Can a dismissed employee be defamed in CCMA arbitration proceedings?

Does an employee who alleges that he was defamed by statements made during his disciplinary/CCMA process have a legal claim for defamation? 

Towards the latter part of 2016, the Eastern Cape High Court in Clover SA (Pty) Limited & Another v Sintwa [2016] 12 BLLR (HC) was called upon to determine whether statements made during an arbitration in which a witness had wrongfully and unlawfully alleged that Sintwa committed fraud amounted to defamation.

In brief the facts were the following:

  • Sintwa was employed by Clover as a team leader tasked inter alia with conducting checks on machines and products in order to ensure that the products passed the QA standards. To that end, it was incumbent on Sintwa to certify on the relevant form that the necessary checks had been completed. 
  • In December 2009, Sintwa was charged with misconduct and subsequently dismissed, the allegations being that he "acted fraudulently by co-signing the DOR (daily operator report) claiming that a certain test which is not performed on the machine had indeed been performed on the TBA 8 machine". (sic) There was no dispute that Sintwa signed the relevant form.
  • Dissatisfied with his dismissal, like many before (and many to follow) Sintwa referred a dismissal dispute to the CCMA. 
  • A production manager testified at arbitration that it had come to his attention that Sintwa co-singed the DOR sheet.The manager alleged that Sintwa committed fraud by his gross negligence. 
  • The CCMA Commissioner found that Clover had not substantiated the claim of fraud but instead concluded that Sintwa had indeed been guilty of negligence. Sintwa's dismissal was on this basis found to have been substantively unfair.
  • Subsequent to the issue of the CCMA award, Sintwa approached the High Court and sued Clover for defamation contending that the production manager during the arbitration wrongfully and unlawfully alleged that he committed fraud when this was not the case. 
  • Sintwa sued for damages of ZAR100 000. 
These facts are not novel. But, does Sintwa have a valid claim for defamation? Clover was obviously implicated by virtue of the principle of vicarious liability. The High Court found that Clover was indeed liable to pay Sintwa ZAR100 000 in damages on the basis that the statement implicating Sintwa as having committed fraud had been irrelevant and unconnected to the arbitration proceedings. Clover was found to have exceeded the bounds of qualified privilege another legal principle which establishes a defence to a claim of this nature. The judgment of the High Court was of surprise to us so we followed the decision of the appeal court (cited above) with great interest. 

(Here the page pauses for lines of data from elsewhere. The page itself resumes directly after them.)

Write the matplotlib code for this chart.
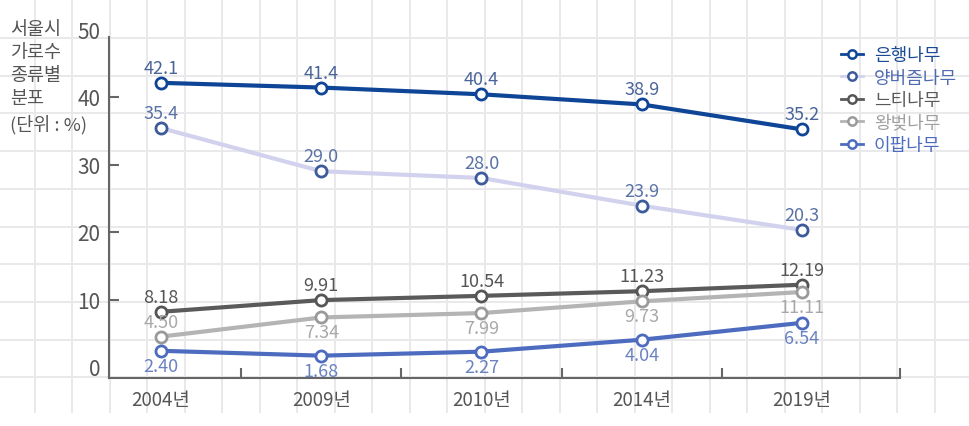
import matplotlib
matplotlib.use("Agg")
import matplotlib.pyplot as plt
from matplotlib.lines import Line2D

plt.rcParams['font.family'] = ['Noto Sans CJK KR', 'DejaVu Sans']
plt.rcParams['font.weight'] = 'light'

years = ['2004년', '2009년', '2010년', '2014년', '2019년']
series_names = ['은행나무', '양버즘나무', '느티나무', '왕벚나무', '이팝나무']
ginkgo = [42.1, 41.4, 40.4, 38.9, 35.2]
plane = [35.4, 29.0, 28.0, 23.9, 20.3]
zelkova = [8.18, 9.91, 10.54, 11.23, 12.19]
cherry = [4.50, 7.34, 7.99, 9.73, 11.11]
fringe = [2.40, 1.68, 2.27, 4.04, 6.54]
ginkgo_lbl = ['42.1', '41.4', '40.4', '38.9', '35.2']
plane_lbl = ['35.4', '29.0', '28.0', '23.9', '20.3']
zelkova_lbl = ['8.18', '9.91', '10.54', '11.23', '12.19']
cherry_lbl = ['4.50', '7.34', '7.99', '9.73', '11.11']
fringe_lbl = ['2.40', '1.68', '2.27', '4.04', '6.54']
yticks = [0, 10, 20, 30, 40, 50]
title_lines = ['서울시', '가로수', '종류별', '분포', '(단위 : %)']

W, H = 970, 427
fig = plt.figure(figsize=(W / 100, H / 100), dpi=100)
fig.patch.set_facecolor('white')

# graph-paper background
bg = fig.add_axes([0, 0, 1, 1], zorder=0)
bg.set_xlim(0, W)
bg.set_ylim(H, 0)
bg.axis('off')
gcol = '#e9e9eb'
x = 35.0
while x < W:
    bg.plot([x, x], [0, 413], color=gcol, lw=1.4)
    x += 37.5
y = 39.0
while y < 400:
    bg.plot([0, W], [y, y], color=gcol, lw=1.4)
    y += 37.7

# main axes
px_per_unit = 6.75
zero_px = 368
ax_left, ax_right, ax_bot = 109, 900, 379
ylo = -(ax_bot - zero_px) / px_per_unit
yhi = 50
top_px = zero_px - yhi * px_per_unit
ax = fig.add_axes([ax_left / W, (H - ax_bot) / H, (ax_right - ax_left) / W, (ax_bot - top_px) / H], zorder=1)
ax.patch.set_alpha(0)
cat_px = 160.25
first_px = 161
xlo = (ax_left - first_px) / cat_px
xhi = (ax_right - first_px) / cat_px
ax.set_xlim(xlo, xhi)
ax.set_ylim(ylo, yhi)

xs = list(range(len(years)))
spec = [
    (ginkgo, ginkgo_lbl, '#0e4597', '#0e4597', '#4a6599', 3.0, 1, '#1a4a94'),
    (plane, plane_lbl, '#d2d2ee', '#3d5a9a', '#5a72a5', 3.0, 1, '#4f6cb0'),
    (zelkova, zelkova_lbl, '#5a5a5a', '#555555', '#555555', 3.0, 1, '#5a5a5a'),
    (cherry, cherry_lbl, '#b4b4b4', '#9a9a9a', '#a8a8a8', 3.0, -1, '#a0a0a0'),
    (fringe, fringe_lbl, '#4d6cc0', '#4d6cc0', '#6a82bf', 3.0, -1, '#4d6cc0'),
]
handles = []
for i, (vals, lbls, lc, mc, tc, lw, side, legc) in enumerate(spec):
    ax.plot(xs, vals, color=lc, lw=lw, solid_capstyle='round', zorder=3 + i * 0.1)
    ax.plot(xs, vals, ls='none', marker='o', ms=8, mfc='white', mec=mc, mew=2, zorder=4)
    for j, (v, t) in enumerate(zip(vals, lbls)):
        s = side
        if i == 3 and j == 0:
            s = 1
        ax.annotate(t, (xs[j], v), xytext=(0, 15 * s), textcoords='offset pixels',
                    ha='center', va='center', fontsize=13, color=tc, zorder=5)
    handles.append(Line2D([0], [0], color=lc, lw=2, marker='o', ms=6, mfc='white', mec=mc, mew=1.8))

# spines and ticks
for s in ['top', 'right']:
    ax.spines[s].set_visible(False)
for s in ['left', 'bottom']:
    ax.spines[s].set_color('#666666')
    ax.spines[s].set_linewidth(1.5)
ax.spines['left'].set_bounds(ylo, (zero_px - 38) / px_per_unit)
ax.set_yticks(yticks)
ax.set_yticklabels([str(v) for v in yticks])
ax.tick_params(axis='y', direction='in', length=7, width=1.5, color='#666666',
               labelsize=15, labelcolor='#555555', pad=6)
ax.yaxis.get_major_ticks()[-1].tick1line.set_visible(False)
ax.yaxis.get_major_ticks()[0].tick1line.set_visible(False)
ax.set_xticks(xs)
ax.set_xticklabels(years)
ax.tick_params(axis='x', which='major', length=0, labelsize=13.5, labelcolor='#555555', pad=8)
ax.set_xticks([0.5, 1.5, 2.5, 3.5, xhi], minor=True)
ax.tick_params(axis='x', which='minor', direction='in', length=7, width=1.5, color='#666666')

# y title, one text per line
for k, line in enumerate(title_lines):
    ypx = 30 + 23 * k + (3 if k == len(title_lines) - 1 else 0)
    fig.text(10 / W, 1 - ypx / H, line, ha='left', va='center',
             fontsize=13.3, color='#555555')

# legend
leg = fig.legend(handles, series_names, loc='upper left', bbox_to_anchor=(834 / W, 1 - 40 / H),
                 frameon=False, fontsize=13, handlelength=1.2, handletextpad=0.6,
                 labelspacing=0.25, borderaxespad=0)
for txt, (_, _, _, _, _, _, _, legc) in zip(leg.get_texts(), spec):
    txt.set_color(legc)

fig.savefig('out.png', dpi=100)
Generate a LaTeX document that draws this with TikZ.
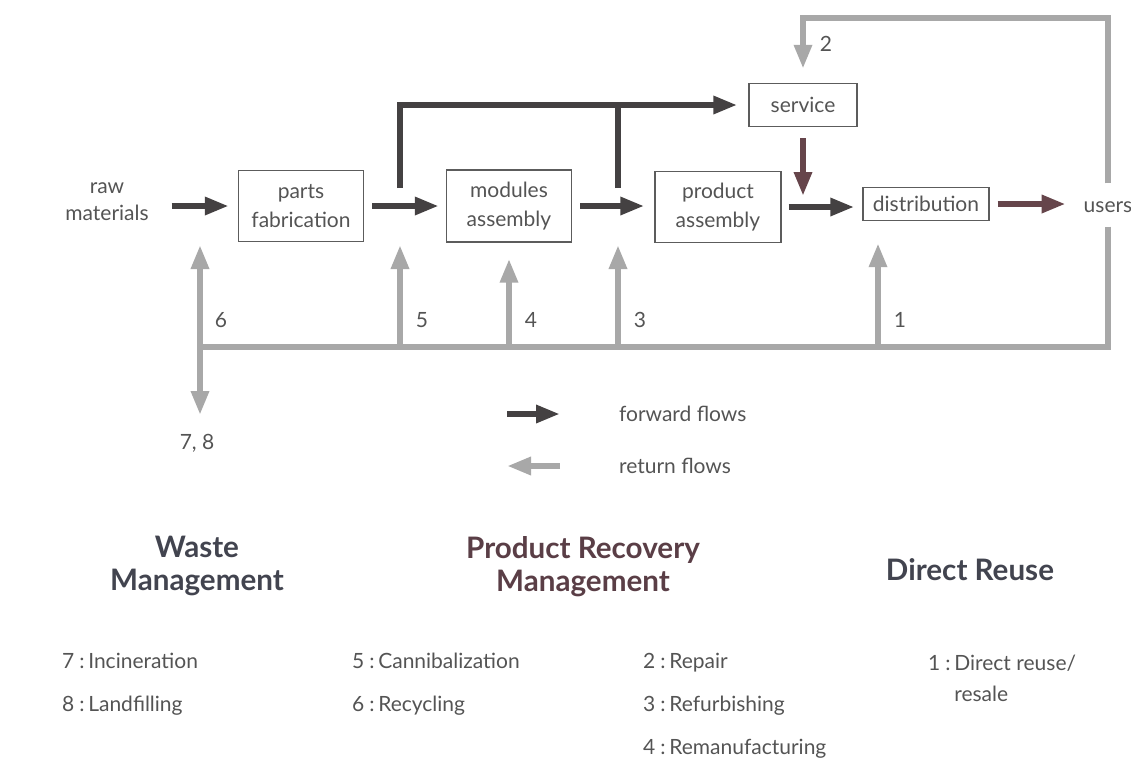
\documentclass[tikz,border=0pt]{standalone}
\usepackage{fontspec}
\setmainfont{Lato}
\usetikzlibrary{arrows.meta}

\definecolor{fwdc}{HTML}{444142}
\definecolor{fwdr}{HTML}{66454B}
\definecolor{retc}{HTML}{A8A8A8}
\definecolor{txtc}{HTML}{545454}
\definecolor{boxc}{HTML}{5C5C5C}
\definecolor{headc}{HTML}{42444F}
\definecolor{headr}{HTML}{5A3E46}

\newcommand{\numsep}[1]{#1\hspace{2.6pt}:\hspace{1.8pt}}

\begin{document}
\begin{tikzpicture}[x=0.5pt,y=-0.5pt,
  tip/.style={-{Triangle[length=12pt,width=8.5pt]}},
  fwd/.style={draw=fwdc, line width=3pt, tip},
  fwdline/.style={draw=fwdc, line width=3pt},
  ret/.style={draw=retc, line width=3pt, tip},
  retline/.style={draw=retc, line width=3pt},
  stepbox/.style={draw=boxc, line width=0.7pt, align=center, text=txtc,
    font=\fontsize{10.5}{14.5}\selectfont, inner sep=0pt},
  lbl/.style={text=txtc, font=\fontsize{10.5}{13.5}\selectfont, align=center},
  item/.style={text=txtc, font=\fontsize{10.5}{21.5}\selectfont, align=left, anchor=west},
  head/.style={font=\fontsize{14.8}{16.5}\selectfont\bfseries, align=center}
]
\useasboundingbox (0,0) rectangle (1131,762);

% process chain
\node[lbl] (raw) at (107,202) {raw\\materials};
\node[stepbox, minimum width=62.5pt, minimum height=35.5pt] (parts) at (301,206) {parts\\fabrication};
\node[stepbox, minimum width=62.5pt, minimum height=36pt] (modules) at (509,206) {modules\\assembly};
\node[stepbox, minimum width=63pt, minimum height=35.5pt] (product) at (718,207) {product\\assembly};
\node[stepbox, minimum width=63pt, minimum height=16.5pt] (distribution) at (926,204) {distribution};
\node[stepbox, minimum width=54pt, minimum height=21.5pt] (service) at (803,105) {service};
\node[lbl] (users) at (1108,207) {users};

% junction points
\coordinate (j5) at (400,188);
\coordinate (jb) at (618,105);
\coordinate (jb2) at (618,188);
\coordinate (sd) at (803,196);
\coordinate (ut) at (1108,18);
\coordinate (ub) at (1108,347);
\coordinate (j6) at (200,347);
\coordinate (r6t) at (200,245);
\coordinate (r6b) at (200,415);
\coordinate (r5) at (400,347);
\coordinate (r5t) at (400,245);
\coordinate (r4) at (509,347);
\coordinate (r3) at (618,347);
\coordinate (r3t) at (618,245);
\coordinate (r1) at (878,347);

% forward flows
\draw[fwd, shorten <=8pt, shorten >=4.5pt] (parts.west -| raw.east) -- (parts.west);
\draw[fwd, shorten <=4pt, shorten >=3.5pt] (parts.east) -- (modules.west);
\draw[fwd, shorten <=4pt, shorten >=5pt] (modules.east) -- (modules.east -| product.west);
\draw[fwd, shorten <=3.5pt, shorten >=4pt] (product.east) -- (product.east -| distribution.west);
\draw[fwd, draw=fwdr, shorten <=4pt, shorten >=5.5pt] (distribution.east) -- (distribution.east -| users.west);
\draw[fwd, shorten >=5.5pt] (j5) |- (service.west);
\draw[fwdline] (jb2) -- (jb);
\draw[fwd, draw=fwdr, shorten <=5.5pt] (service.south) -- (sd);

% return flows
\draw[ret, shorten <=5.5pt, shorten >=7pt] (users.north) -- (ut) -| (service.north);
\draw[retline, shorten <=3.5pt] (users.south) -- (ub) -- (j6);
\draw[ret, {Triangle[length=12pt,width=8.5pt]}-{Triangle[length=12pt,width=8.5pt]}] (r6b) -- (r6t);
\draw[ret] (r5) -- (r5t);
\draw[ret, shorten >=8pt] (r4) -- (modules.south);
\draw[ret] (r3) -- (r3t);
\draw[ret, shorten >=11pt] (r1) -- (r1 |- distribution.south);

% flow numbers
\node[lbl] (n2) at (826,44) {2};
\node[lbl] (n6) at (221,320) {6};
\node[lbl] (n5) at (422,320) {5};
\node[lbl] (n4) at (531,320) {4};
\node[lbl] (n3) at (640,320) {3};
\node[lbl] (n1) at (900,320) {1};
\node[lbl] (n78) at (197,443) {7, 8};

% legend
\coordinate (lf1) at (507,414);
\coordinate (lf2) at (560,414);
\coordinate (lr1) at (560,466);
\coordinate (lr2) at (507,466);
\draw[fwd] (lf1) -- (lf2);
\draw[ret] (lr1) -- (lr2);
\node[lbl, anchor=west] (lfwd) at (612,414) {forward flows};
\node[lbl, anchor=west] (lret) at (612,466) {return flows};

% categories
\node[head, text=headc] (hw) at (197,566) {Waste\\Management};
\node[head, text=headr] (hp) at (583,567) {Product Recovery\\Management};
\node[head, text=headc] (hd) at (970,570) {Direct Reuse};

\node[item] (iw) at (55,684) {\numsep{7}Incineration\\\numsep{8}Landfilling};
\node[item] (ip) at (345,684) {\numsep{5}Cannibalization\\\numsep{6}Recycling};
\node[item] (ir) at (636,706) {\numsep{2}Repair\\\numsep{3}Refurbishing\\\numsep{4}Remanufacturing};
\node[item, font=\fontsize{10.5}{15.5}\selectfont] (id) at (921,678) {\numsep{1}Direct reuse/\\\phantom{\numsep{1}}resale};
\end{tikzpicture}
\end{document}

We were pleased to note that the appeal was successful and the appeal court dismissed the damages claim. The judgment on appeal is technical. In short, the appeal court confirmed that, where there is no malice and that the statements are relevant to the matter at hand and supported by reasonable grounds, a defence is established against a claim of defamation. The appeal court found that the reason Sintwa was dismissed was based on the allegations of fraudulent misconduct. Accordingly, the version of the production manager must indeed have been self-evidently relevant. Without such version the CCMA arbitrator would have been oblivious to the reason for Sintwa's dismissal and would thus not been able to assess the validity of such reason for dismissal. 

The short point is that only relevant issues that are connected to the facts must be placed before the arbitrator. Witnesses who are on a frolic of their own and show malice may open themselves and their employers to a claim for defamation.